It's always there. It hides well and often appears to be a bygone product of history but make no mistake, it's presence is as much a fact as the sunrise in the east. It only takes a whisper, one event or a single issue to peel back the camouflage of serenity and reveal it in all its glory. It's apparently a permanent part of the American psyche despite all thoughts to the contrary. Don't look now, because it is once again on the loose and running wild all over the continent. What is "it" you ask? Why it's anti-Indian sentiment, the lesser known brother of racism that most Americans would rather not discuss but the First Nations of this country know intimately.
The funny thing is, in talking to the average American, there appears to be a commonly expressed affinity for American Indian people and culture. I've often been told by white Americans that "you Indians sure got a raw deal". One can hardly peruse the romance novel section of your local bookstore or sample any wild west movie without reading or hearing about the noble people of the past. And that perhaps is the underlying issue, for as soon as people in the present have to learn, up close and personal, that American Indian people are not a forgotten relic of the past, but part of modern vibrant cultures, with human and civil rights that have to be recognized, we get an accurate snapshot of what America really thinks about Indians.
Maybe it's your local beloved sports team with a racist mascot like the Redskins being pressured to change. Perhaps it's the revelation that a so-called Christian adoption agency is targeting Indian Country to steal and traffic in Indian babies. From time to time it's when Indians stand up against the destruction of their land base as we've seen in Canada lately. Or possibly, as a small town in Wyoming is learning, that some treaties do matter, will get enforced, and the realization that Indians have legitimate legal claims that sets the pot boiling. Imagine it, American Indians having legal and civil rights. Oh the humanity.
One need only look in the comments section after these or any number of similar stories are run in a local or national publication to get a feel for how many Americans still feel about Indian people, and Indian rights. Safe behind a keyboard, Americans blindly call for a return to scalping, argue that the theft of Indian land are the spoils of war, and that God has decreed the decimation of the Indian race. I mean really you couldn't make this shit up.
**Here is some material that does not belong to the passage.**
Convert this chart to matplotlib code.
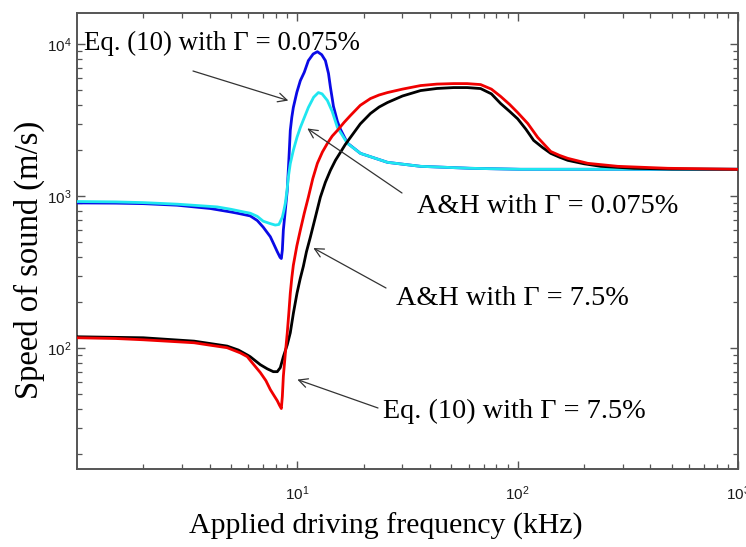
import matplotlib
matplotlib.use("Agg")
import matplotlib.pyplot as plt
from matplotlib.ticker import LogLocator, NullFormatter

# ---- data (frequency in kHz, speed of sound in m/s) ----
f_blue = [1.0, 1.5, 2.0, 2.85, 4.02, 5.0, 5.34, 6.11, 6.58, 7.0, 7.54, 7.78, 8.11, 8.35,
          8.46, 8.55, 8.64, 8.82, 9.0, 9.15, 9.29, 9.44, 9.59, 9.95, 10.32, 10.75, 11.22,
          11.8, 12.33, 12.9, 13.41, 13.85, 14.13, 14.43, 14.58, 15.2, 15.69, 16.88, 19.34,
          25.65, 36.24, 61.1, 103.0, 1000.0]
v_blue = [901, 898, 891, 870, 828, 785, 771, 740, 690, 624, 540, 490, 430, 395,
          388, 441, 597, 807, 1091, 1717, 2701, 3302, 3823, 4815, 5744, 6513, 7774,
          8600, 8903, 8507, 7774, 6400, 5200, 4300, 3900, 3100, 2750, 2230, 1908,
          1666, 1568, 1522, 1499, 1499]

f_cyan = [1.0, 1.5, 2.0, 2.85, 4.33, 5.0, 5.68, 6.11, 6.58, 7.0, 7.5, 7.94, 8.25, 8.55,
          8.66, 8.82, 8.98, 9.10, 9.29, 9.59, 9.97, 10.32, 11.22, 11.86, 12.46, 12.95,
          13.69, 14.4, 15.2, 16.88, 19.34, 25.65, 36.24, 61.1, 103.0, 1000.0]
v_cyan = [920, 915, 905, 884, 848, 818, 787, 771, 735, 683, 660, 644, 650, 726,
          787, 897, 1091, 1329, 1634, 1997, 2441, 2826, 3823, 4467, 4794, 4700,
          4249, 3600, 2826, 2220, 1908, 1666, 1568, 1522, 1499, 1499]

f_black = [1.0, 2.0, 3.4, 4.8, 5.4, 5.93, 6.11, 6.79, 7.3, 7.78, 8.11, 8.37, 8.64, 9.0,
           9.29, 9.6, 9.97, 10.3, 10.65, 11.0, 11.46, 12.0, 12.72, 13.4, 14.13, 14.9,
           15.69, 16.5, 17.42, 19.3, 21.47, 23.5, 25.65, 30.0, 36.24, 43.0, 51.2, 59.0,
           67.9, 76.0, 83.7, 92.0, 100.0, 109.0, 118.2, 130.0, 141.3, 155.0, 168.8,
           200.0, 238.4, 336.9, 500.0, 1000.0]
v_black = [118.6, 116.8, 111.0, 103.0, 97.0, 90.0, 87.7, 77.7, 73.0, 69.9, 69.9, 74.3,
           87.7, 105, 126, 170, 230, 285, 345, 430, 537, 700, 982, 1230, 1476, 1720,
           1938, 2180, 2430, 2980, 3491, 3850, 4122, 4550, 4940, 5100, 5170, 5170,
           5093, 4700, 4060, 3600, 3220, 2750, 2322, 2080, 1908, 1800, 1717,
           1630, 1568, 1522, 1505, 1499]

f_red = [1.0, 1.5, 2.0, 3.4, 4.0, 4.8, 5.5, 5.93, 6.11, 6.79, 7.2, 7.54, 7.85, 8.11,
         8.3, 8.46, 8.55, 8.64, 8.82, 9.0, 9.15, 9.29, 9.44, 9.59, 9.95, 10.32, 10.75,
         11.22, 11.75, 12.33, 13.0, 13.69, 14.4, 15.2, 16.3, 17.42, 19.3, 21.47, 23.5,
         25.65, 30.0, 36.24, 43.0, 51.2, 59.0, 67.9, 76.0, 83.7, 92.0, 100.0, 111.1,
         123.3, 141.3, 155.0, 168.8, 208.1, 284.8, 480.6, 1000.0]
v_red = [116.8, 115.5, 113.3, 108.3, 104.5, 100.5, 93, 87.7, 83, 69, 61, 53.3, 48.5, 45,
         42, 40, 48, 65, 92, 125.5, 170, 229.5, 290, 350, 470, 597, 770,
         982, 1300, 1641, 1950, 2220, 2480, 2701, 3050, 3387, 3950, 4378, 4620,
         4794, 5050, 5329, 5450, 5492, 5490, 5410, 5050, 4520, 4000, 3540, 3002,
         2430, 1963, 1850, 1770, 1641, 1568, 1522, 1499]

x_ticks = [10, 100, 1000]
y_ticks = [100, 1000, 10000]
x_label = "Applied driving frequency (kHz)"
y_label = "Speed of sound (m/s)"

# annotations: text and arrow tip (data)
ann_texts = ["Eq. (10) with \u0393 = 0.075%", "A&H with \u0393 = 0.075%",
             "A&H with \u0393 = 7.5%", "Eq. (10) with \u0393 = 7.5%"]
ann_tips = [(9.10, 4246), (11.1, 2784), (11.82, 455), (10.0, 62)]

# ---- figure ----
plt.rcParams['font.family'] = ['Liberation Sans', 'DejaVu Sans']
serif = ['Liberation Serif', 'DejaVu Serif']

W, H = 746, 547
fig = plt.figure(figsize=(W / 100, H / 100), dpi=100)
ax = fig.add_axes([77 / W, 1 - 469 / H, (738 - 77) / W, (469 - 13) / H])

lw = 2.0
ax.plot(f_blue, v_blue, color='#0a0ae6', lw=lw, zorder=3)
ax.plot(f_cyan, v_cyan, color='#1fe6f0', lw=lw, zorder=4)
ax.plot(f_black, v_black, color='#000000', lw=lw, zorder=5)
ax.plot(f_red, v_red, color='#f00000', lw=lw, zorder=6)

ax.set_xscale('log')
ax.set_yscale('log')
ax.set_xlim(1, 1000)
ax.set_ylim(16, 16000)

ax.set_xticks(x_ticks)
ax.set_yticks(y_ticks)
ax.xaxis.set_minor_locator(LogLocator(base=10, subs=range(2, 10), numticks=20))
ax.yaxis.set_minor_locator(LogLocator(base=10, subs=range(2, 10), numticks=20))
ax.xaxis.set_minor_formatter(NullFormatter())
ax.yaxis.set_minor_formatter(NullFormatter())

ax.tick_params(which='both', direction='in', top=True, right=True, color='#555555',
               labelsize=11, labelcolor='#1a1a1a')
ax.tick_params(which='major', length=6, width=1.0)
ax.tick_params(which='minor', length=3.5, width=0.9)
ax.tick_params(axis='x', which='major', pad=11)
ax.tick_params(axis='y', which='major', pad=4)

for sp in ax.spines.values():
    sp.set_color('#555555')
    sp.set_linewidth(1.4)

# axis labels placed in figure pixels
fig.text(583 / W, 1 - 534 / H, x_label, family=serif, fontsize=21.5,
         ha='right', va='baseline')
fig.text(29 / W, 1 - 399 / H, y_label, family=serif, fontsize=23.5, rotation=90,
         rotation_mode='anchor', ha='left', va='center')

# annotation text (left x, baseline y in pixels) and arrow tails (pixels)
text_px = [(84, 50), (417, 213), (396, 305), (383, 418)]
text_fs = [19.4, 20.3, 20.3, 20.3]
tail_px = [(193, 71), (402, 193), (386, 288), (378, 408)]

for txt, tp, fs, tail, tip in zip(ann_texts, text_px, text_fs, tail_px, ann_tips):
    ax.text((tp[0] - 77) / 661, (469 - tp[1]) / 456, txt, transform=ax.transAxes,
            family=serif, fontsize=fs, ha='left', va='baseline', zorder=10)
    ax.annotate('', xy=tip, xycoords='data',
                xytext=((tail[0] - 77) / 661, (469 - tail[1]) / 456),
                textcoords='axes fraction',
                arrowprops=dict(arrowstyle='->', color='#333333', lw=0.9,
                                mutation_scale=16, shrinkA=0, shrinkB=0), zorder=10)

fig.savefig('out.png', dpi=100)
It's like we turn back the pages of history two hundred years every time an Indian stands up for him or herself.
This country has a guilt trip born of a denial of its history. Every American lives their daily live knowing deep down they are the recipient of benefits born of genocide. The fact is, slowly but surely many of these chickens are coming home to roost. Those pesky treaties, the highest law in the land according to the American constitution, are still waiting to be enforced. Whether it be in American or International courts, tribes have been slowly but surely winning righteous victories that even conservative justices cannot completely stop. And along the way, the American redneck or racist or social conservative, choose your own superlative, goes down slowly, always kicking and screaming about the good old days, and those ridiculous "special rights" all Indians seem to have..
So whether you live in Washington D.C. and root for that abomination of a football team mascot, or in Riverton Wyoming and have found you're subject to aboriginal title, or anywhere else on this continent once populated by millions of Indigenous people, it's time to ask yourself a question. How do you really feel about the Native American and why? Are you personally willing to take responsibility for historical wrongs, as a beneficiary of genocidal policies? It's a tough conundrum to be sure, but like it or not every single American has to face these issues sooner or later. This isn't the good old days where Indians had no voice, and as some have said, we're not your Indians anymore.